What the task requires |
Identify all lines in the listing that include the word "this", and copy them out.

Raw data |
______

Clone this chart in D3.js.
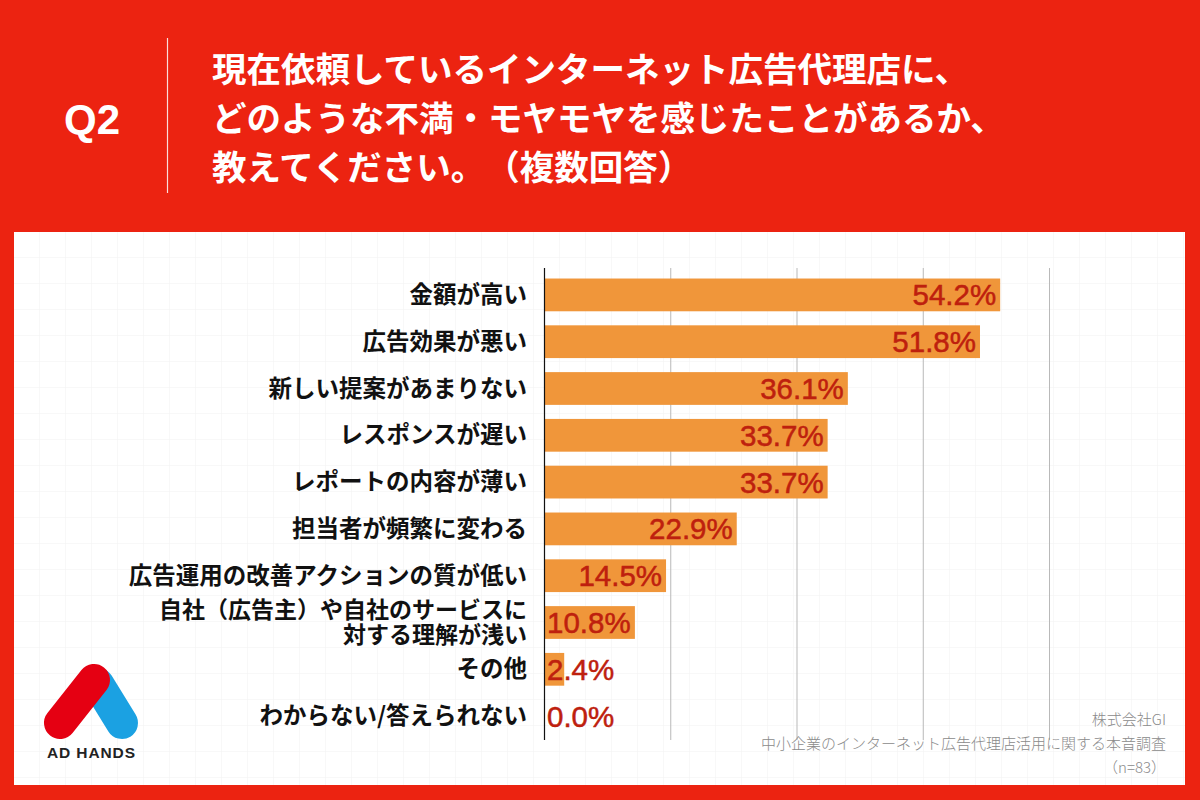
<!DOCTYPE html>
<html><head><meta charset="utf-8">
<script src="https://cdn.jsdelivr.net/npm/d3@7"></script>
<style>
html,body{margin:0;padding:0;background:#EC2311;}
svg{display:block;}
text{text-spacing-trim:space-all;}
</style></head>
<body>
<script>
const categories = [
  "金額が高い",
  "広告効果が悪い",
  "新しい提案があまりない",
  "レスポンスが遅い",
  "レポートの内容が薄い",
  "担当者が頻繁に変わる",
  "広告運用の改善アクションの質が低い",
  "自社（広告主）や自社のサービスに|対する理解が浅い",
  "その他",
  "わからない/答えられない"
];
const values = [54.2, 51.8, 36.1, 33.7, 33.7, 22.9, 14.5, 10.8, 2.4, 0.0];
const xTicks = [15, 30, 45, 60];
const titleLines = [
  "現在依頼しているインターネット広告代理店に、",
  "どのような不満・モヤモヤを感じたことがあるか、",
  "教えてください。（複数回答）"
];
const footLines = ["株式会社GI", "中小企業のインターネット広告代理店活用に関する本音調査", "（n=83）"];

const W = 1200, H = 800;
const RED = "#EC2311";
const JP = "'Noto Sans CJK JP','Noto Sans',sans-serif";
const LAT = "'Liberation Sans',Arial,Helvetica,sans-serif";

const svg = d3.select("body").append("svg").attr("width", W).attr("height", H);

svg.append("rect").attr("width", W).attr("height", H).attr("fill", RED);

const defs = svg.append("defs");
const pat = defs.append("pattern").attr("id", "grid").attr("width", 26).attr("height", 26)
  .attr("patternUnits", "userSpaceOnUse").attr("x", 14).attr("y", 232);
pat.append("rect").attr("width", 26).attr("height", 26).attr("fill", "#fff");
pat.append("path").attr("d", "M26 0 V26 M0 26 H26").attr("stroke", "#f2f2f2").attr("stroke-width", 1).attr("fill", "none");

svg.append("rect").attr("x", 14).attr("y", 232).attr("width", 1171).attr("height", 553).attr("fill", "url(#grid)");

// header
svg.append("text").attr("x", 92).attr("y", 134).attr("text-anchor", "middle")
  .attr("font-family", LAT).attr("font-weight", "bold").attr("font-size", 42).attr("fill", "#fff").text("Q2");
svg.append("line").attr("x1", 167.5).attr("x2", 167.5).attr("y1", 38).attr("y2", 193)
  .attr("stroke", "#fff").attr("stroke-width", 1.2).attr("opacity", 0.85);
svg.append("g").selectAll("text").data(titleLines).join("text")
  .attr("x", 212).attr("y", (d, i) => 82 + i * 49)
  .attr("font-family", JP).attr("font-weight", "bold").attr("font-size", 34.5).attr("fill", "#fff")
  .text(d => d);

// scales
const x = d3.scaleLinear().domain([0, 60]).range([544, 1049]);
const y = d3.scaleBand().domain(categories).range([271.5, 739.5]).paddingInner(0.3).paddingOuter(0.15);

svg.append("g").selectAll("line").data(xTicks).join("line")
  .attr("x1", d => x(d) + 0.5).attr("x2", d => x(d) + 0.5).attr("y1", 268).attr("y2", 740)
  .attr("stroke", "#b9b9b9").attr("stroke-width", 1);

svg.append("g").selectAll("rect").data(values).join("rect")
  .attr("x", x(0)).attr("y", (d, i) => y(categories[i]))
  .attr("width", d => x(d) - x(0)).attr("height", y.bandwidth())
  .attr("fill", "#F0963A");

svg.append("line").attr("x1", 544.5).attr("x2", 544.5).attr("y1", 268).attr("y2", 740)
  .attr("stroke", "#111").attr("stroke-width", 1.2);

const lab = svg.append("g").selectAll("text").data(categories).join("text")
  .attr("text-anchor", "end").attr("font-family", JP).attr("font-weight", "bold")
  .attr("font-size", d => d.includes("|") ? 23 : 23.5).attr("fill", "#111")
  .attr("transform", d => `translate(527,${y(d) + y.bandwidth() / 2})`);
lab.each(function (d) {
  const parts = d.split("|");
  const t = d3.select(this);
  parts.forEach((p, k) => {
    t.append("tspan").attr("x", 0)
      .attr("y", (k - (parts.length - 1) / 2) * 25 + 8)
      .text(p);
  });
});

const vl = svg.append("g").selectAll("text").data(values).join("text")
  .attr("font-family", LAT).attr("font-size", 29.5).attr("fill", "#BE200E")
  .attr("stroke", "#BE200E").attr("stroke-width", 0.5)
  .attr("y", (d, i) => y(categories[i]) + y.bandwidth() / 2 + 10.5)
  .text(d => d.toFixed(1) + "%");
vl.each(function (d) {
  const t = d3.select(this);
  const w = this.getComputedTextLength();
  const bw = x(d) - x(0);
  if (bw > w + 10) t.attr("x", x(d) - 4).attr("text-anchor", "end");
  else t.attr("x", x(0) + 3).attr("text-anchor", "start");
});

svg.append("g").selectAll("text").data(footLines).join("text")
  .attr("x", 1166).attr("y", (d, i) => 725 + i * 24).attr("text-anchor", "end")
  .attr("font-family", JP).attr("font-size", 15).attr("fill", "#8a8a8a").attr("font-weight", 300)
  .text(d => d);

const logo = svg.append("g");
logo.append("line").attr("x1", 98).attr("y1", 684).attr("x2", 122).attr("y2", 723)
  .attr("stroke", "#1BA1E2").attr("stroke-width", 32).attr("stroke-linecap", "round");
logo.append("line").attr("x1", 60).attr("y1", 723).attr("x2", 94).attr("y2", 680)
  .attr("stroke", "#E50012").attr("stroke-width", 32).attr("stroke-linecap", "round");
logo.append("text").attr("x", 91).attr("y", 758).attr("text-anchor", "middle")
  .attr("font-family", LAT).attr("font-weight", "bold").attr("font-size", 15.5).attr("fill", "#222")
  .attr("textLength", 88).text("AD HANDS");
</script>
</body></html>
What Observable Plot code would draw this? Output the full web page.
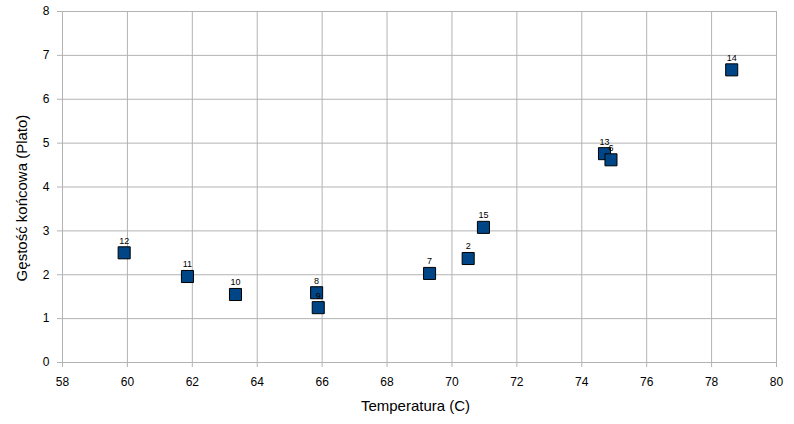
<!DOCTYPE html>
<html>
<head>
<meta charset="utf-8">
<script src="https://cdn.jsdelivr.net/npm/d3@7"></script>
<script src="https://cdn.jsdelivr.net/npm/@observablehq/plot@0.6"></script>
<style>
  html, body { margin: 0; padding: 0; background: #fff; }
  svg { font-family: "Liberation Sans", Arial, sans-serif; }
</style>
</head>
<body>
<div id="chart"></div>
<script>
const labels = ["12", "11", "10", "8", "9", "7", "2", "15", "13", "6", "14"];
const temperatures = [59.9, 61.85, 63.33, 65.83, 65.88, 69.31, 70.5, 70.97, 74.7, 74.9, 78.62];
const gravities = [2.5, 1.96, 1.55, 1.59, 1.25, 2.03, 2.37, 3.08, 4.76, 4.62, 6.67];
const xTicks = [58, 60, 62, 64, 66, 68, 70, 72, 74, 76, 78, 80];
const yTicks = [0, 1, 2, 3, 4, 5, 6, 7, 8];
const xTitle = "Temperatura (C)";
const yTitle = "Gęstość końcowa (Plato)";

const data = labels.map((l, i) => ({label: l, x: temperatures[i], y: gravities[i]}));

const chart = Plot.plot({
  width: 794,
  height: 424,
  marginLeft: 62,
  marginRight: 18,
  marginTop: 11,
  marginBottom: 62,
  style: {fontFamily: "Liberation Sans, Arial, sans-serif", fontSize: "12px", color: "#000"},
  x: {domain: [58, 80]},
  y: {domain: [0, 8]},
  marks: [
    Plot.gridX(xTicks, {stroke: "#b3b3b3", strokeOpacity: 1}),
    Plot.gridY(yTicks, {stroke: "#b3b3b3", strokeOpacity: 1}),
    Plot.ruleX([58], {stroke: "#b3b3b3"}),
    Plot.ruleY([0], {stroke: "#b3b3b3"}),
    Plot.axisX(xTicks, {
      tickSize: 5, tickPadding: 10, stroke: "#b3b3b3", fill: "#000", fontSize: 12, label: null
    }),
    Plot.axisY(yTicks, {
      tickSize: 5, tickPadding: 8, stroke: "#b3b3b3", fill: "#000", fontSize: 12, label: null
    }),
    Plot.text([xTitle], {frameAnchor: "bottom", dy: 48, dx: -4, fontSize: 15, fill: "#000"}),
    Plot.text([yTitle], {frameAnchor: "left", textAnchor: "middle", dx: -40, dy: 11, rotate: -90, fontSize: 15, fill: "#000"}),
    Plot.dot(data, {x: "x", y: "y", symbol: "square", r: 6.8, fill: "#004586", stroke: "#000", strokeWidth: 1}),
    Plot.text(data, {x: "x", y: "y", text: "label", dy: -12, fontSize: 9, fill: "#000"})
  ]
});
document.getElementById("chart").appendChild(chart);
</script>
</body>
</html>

______

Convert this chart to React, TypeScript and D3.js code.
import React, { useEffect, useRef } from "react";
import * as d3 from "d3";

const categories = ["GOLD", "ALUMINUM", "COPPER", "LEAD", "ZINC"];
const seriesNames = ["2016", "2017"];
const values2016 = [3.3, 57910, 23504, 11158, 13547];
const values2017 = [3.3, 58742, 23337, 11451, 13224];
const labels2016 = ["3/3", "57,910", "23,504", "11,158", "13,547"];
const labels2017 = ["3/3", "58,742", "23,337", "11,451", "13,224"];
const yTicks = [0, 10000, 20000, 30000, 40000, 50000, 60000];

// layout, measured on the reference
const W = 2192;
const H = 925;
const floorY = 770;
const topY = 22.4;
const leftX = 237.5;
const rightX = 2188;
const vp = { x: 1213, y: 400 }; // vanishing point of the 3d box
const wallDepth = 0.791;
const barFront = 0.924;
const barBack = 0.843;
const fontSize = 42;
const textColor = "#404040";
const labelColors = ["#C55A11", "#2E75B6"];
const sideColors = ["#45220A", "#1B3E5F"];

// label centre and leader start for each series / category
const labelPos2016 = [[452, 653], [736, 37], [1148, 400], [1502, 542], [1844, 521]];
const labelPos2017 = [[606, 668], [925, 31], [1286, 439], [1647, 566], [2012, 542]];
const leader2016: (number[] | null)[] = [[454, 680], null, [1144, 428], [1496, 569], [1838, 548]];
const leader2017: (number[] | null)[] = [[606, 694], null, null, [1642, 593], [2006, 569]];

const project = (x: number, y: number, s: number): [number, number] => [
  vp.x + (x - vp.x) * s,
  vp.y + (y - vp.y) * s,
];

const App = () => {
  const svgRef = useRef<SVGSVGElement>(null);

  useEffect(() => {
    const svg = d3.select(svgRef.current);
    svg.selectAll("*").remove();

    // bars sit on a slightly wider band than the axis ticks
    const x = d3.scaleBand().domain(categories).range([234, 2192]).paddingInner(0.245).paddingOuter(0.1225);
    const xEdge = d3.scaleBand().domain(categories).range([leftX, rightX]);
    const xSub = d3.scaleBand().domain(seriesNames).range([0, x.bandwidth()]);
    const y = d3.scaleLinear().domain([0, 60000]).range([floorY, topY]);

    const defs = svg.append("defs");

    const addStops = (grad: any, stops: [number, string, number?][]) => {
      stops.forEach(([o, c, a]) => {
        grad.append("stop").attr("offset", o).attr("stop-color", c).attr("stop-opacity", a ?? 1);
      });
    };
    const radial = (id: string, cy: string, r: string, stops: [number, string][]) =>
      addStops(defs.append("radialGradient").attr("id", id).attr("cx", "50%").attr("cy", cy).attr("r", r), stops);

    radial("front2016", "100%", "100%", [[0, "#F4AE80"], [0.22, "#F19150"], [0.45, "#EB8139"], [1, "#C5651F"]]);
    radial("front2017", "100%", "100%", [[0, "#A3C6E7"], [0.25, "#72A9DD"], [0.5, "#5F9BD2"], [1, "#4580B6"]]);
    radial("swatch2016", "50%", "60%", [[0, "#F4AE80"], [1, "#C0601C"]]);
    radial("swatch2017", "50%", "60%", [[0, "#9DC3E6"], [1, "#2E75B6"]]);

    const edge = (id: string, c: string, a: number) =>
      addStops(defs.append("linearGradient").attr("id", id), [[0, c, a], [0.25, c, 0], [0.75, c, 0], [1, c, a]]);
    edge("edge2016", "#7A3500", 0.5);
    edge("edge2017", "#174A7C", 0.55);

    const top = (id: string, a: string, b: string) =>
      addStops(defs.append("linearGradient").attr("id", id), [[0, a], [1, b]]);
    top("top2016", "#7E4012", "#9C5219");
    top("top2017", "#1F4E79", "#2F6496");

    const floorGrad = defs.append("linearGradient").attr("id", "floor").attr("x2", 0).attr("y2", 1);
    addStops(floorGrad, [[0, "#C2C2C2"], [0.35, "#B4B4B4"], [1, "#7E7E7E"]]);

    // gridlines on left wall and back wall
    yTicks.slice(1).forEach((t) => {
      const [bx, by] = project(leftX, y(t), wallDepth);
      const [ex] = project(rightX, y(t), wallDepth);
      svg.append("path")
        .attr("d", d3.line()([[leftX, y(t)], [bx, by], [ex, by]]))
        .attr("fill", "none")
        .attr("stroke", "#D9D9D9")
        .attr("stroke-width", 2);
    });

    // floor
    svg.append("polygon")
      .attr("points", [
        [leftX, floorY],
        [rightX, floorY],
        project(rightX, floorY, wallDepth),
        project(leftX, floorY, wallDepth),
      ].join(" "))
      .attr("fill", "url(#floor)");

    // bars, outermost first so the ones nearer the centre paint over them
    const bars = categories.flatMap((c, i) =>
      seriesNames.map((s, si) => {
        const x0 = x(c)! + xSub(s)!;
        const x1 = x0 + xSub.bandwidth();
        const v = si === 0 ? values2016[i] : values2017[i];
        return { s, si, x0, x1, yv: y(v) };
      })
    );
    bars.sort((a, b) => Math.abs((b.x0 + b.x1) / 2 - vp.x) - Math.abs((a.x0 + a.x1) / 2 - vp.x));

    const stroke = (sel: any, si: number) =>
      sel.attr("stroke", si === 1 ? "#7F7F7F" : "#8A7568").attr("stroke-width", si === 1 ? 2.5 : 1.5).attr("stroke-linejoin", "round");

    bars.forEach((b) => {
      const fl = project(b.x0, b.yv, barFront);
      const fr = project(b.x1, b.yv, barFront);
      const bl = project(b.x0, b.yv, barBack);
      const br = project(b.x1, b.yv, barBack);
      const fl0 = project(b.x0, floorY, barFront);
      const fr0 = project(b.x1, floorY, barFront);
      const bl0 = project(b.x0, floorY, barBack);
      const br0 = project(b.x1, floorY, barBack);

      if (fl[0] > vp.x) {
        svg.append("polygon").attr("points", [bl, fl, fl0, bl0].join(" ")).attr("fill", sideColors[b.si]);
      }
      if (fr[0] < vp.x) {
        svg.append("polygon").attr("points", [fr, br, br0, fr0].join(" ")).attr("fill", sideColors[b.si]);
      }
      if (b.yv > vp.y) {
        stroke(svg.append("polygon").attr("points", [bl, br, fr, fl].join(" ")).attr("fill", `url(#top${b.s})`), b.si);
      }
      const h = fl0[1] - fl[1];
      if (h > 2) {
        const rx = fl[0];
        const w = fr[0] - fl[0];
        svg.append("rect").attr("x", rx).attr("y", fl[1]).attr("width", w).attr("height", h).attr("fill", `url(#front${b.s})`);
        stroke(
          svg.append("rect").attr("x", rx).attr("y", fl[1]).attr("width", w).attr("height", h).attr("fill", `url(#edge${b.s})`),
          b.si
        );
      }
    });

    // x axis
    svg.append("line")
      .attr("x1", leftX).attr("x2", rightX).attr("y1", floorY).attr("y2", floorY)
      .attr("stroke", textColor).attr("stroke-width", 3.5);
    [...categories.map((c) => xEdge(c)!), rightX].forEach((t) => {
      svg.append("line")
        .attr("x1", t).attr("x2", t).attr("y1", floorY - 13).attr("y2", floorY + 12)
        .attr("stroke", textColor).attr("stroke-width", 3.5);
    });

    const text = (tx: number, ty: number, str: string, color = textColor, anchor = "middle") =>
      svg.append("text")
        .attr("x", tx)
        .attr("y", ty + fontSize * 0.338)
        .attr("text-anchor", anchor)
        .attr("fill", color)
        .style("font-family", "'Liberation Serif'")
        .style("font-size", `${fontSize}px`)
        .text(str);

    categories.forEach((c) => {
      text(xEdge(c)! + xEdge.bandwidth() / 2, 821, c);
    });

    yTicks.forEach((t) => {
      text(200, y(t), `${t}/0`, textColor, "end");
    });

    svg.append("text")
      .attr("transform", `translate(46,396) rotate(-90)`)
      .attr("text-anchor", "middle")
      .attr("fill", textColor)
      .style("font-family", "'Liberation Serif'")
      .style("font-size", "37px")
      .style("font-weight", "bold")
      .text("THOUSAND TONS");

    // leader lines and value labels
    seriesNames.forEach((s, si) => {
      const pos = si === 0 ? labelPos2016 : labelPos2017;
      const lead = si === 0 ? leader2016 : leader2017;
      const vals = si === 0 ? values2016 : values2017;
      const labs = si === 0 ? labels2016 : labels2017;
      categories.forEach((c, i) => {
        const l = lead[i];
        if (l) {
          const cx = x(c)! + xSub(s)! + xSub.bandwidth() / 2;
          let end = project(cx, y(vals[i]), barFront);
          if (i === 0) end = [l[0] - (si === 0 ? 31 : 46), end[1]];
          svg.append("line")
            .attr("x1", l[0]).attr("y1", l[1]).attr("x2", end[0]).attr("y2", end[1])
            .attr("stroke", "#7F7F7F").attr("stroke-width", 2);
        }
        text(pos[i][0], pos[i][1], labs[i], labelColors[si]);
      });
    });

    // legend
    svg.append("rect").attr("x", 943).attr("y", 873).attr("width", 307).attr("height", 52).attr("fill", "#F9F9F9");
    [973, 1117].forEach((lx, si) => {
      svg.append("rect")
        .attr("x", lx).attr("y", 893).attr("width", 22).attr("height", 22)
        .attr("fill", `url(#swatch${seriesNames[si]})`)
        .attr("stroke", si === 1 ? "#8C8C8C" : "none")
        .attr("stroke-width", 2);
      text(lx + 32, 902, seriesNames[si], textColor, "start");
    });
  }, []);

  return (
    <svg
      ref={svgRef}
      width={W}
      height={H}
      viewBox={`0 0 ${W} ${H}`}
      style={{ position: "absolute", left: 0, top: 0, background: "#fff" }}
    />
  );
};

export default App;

______

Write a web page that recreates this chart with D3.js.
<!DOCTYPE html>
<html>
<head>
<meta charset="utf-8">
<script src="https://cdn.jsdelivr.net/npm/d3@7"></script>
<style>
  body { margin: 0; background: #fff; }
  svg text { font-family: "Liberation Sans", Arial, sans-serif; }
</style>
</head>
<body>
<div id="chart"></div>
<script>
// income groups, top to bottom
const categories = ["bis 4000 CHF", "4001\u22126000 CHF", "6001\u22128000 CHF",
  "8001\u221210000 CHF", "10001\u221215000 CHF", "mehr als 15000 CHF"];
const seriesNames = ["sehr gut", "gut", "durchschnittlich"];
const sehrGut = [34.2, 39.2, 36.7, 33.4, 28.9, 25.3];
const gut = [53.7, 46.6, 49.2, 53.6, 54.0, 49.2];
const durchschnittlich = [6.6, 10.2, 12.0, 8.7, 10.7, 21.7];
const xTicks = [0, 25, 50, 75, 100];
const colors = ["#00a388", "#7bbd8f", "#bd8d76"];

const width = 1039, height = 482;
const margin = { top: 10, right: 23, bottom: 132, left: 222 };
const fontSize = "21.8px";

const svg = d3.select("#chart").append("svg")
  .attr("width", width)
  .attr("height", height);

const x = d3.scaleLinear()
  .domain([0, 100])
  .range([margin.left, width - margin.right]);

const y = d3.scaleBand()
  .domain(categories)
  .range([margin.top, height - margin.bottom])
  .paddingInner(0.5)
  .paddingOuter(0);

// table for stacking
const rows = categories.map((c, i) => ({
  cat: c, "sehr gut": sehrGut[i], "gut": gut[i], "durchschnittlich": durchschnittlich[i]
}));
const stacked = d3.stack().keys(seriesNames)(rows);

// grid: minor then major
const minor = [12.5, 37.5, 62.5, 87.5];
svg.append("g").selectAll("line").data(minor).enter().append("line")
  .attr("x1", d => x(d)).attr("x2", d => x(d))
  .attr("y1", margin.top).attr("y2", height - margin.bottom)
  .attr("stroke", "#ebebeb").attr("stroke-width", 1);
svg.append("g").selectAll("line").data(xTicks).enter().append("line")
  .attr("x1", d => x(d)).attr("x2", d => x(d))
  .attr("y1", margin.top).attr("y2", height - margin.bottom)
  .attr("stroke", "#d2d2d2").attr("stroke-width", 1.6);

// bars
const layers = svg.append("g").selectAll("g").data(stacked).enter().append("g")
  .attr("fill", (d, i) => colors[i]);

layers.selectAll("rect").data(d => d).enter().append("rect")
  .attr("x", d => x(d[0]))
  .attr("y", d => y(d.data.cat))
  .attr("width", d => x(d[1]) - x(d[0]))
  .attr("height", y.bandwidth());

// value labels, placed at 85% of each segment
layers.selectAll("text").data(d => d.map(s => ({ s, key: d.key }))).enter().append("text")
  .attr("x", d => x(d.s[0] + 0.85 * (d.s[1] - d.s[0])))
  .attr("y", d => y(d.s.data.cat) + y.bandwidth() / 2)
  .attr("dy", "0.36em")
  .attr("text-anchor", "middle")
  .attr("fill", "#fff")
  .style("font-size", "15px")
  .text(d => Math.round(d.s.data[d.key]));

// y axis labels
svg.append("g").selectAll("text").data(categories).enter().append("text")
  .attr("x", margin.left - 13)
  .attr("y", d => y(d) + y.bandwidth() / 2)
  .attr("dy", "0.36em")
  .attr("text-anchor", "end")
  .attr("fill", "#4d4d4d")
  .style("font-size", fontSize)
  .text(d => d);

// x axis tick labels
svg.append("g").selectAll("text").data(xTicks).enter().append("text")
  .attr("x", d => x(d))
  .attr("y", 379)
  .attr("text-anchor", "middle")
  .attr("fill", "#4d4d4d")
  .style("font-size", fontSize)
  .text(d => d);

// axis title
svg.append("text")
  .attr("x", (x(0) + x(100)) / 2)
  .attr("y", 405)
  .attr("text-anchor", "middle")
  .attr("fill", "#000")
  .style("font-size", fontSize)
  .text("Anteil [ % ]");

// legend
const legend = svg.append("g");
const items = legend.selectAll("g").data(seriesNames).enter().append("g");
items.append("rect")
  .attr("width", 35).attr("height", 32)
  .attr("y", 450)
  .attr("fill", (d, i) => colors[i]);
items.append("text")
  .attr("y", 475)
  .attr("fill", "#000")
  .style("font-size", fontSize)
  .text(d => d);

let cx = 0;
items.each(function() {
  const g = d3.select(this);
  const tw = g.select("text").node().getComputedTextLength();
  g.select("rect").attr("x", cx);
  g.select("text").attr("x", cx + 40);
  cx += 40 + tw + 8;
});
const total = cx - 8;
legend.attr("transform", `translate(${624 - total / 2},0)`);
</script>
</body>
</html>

______

Finished answer |
Clone this chart in D3.js.
  const t = d3.select(this);
  const t = d3.select(this);
  const w = this.getComputedTextLength();
What Observable Plot code would draw this? Output the full web page.
Convert this chart to React, TypeScript and D3.js code.
Write a web page that recreates this chart with D3.js.
  const g = d3.select(this);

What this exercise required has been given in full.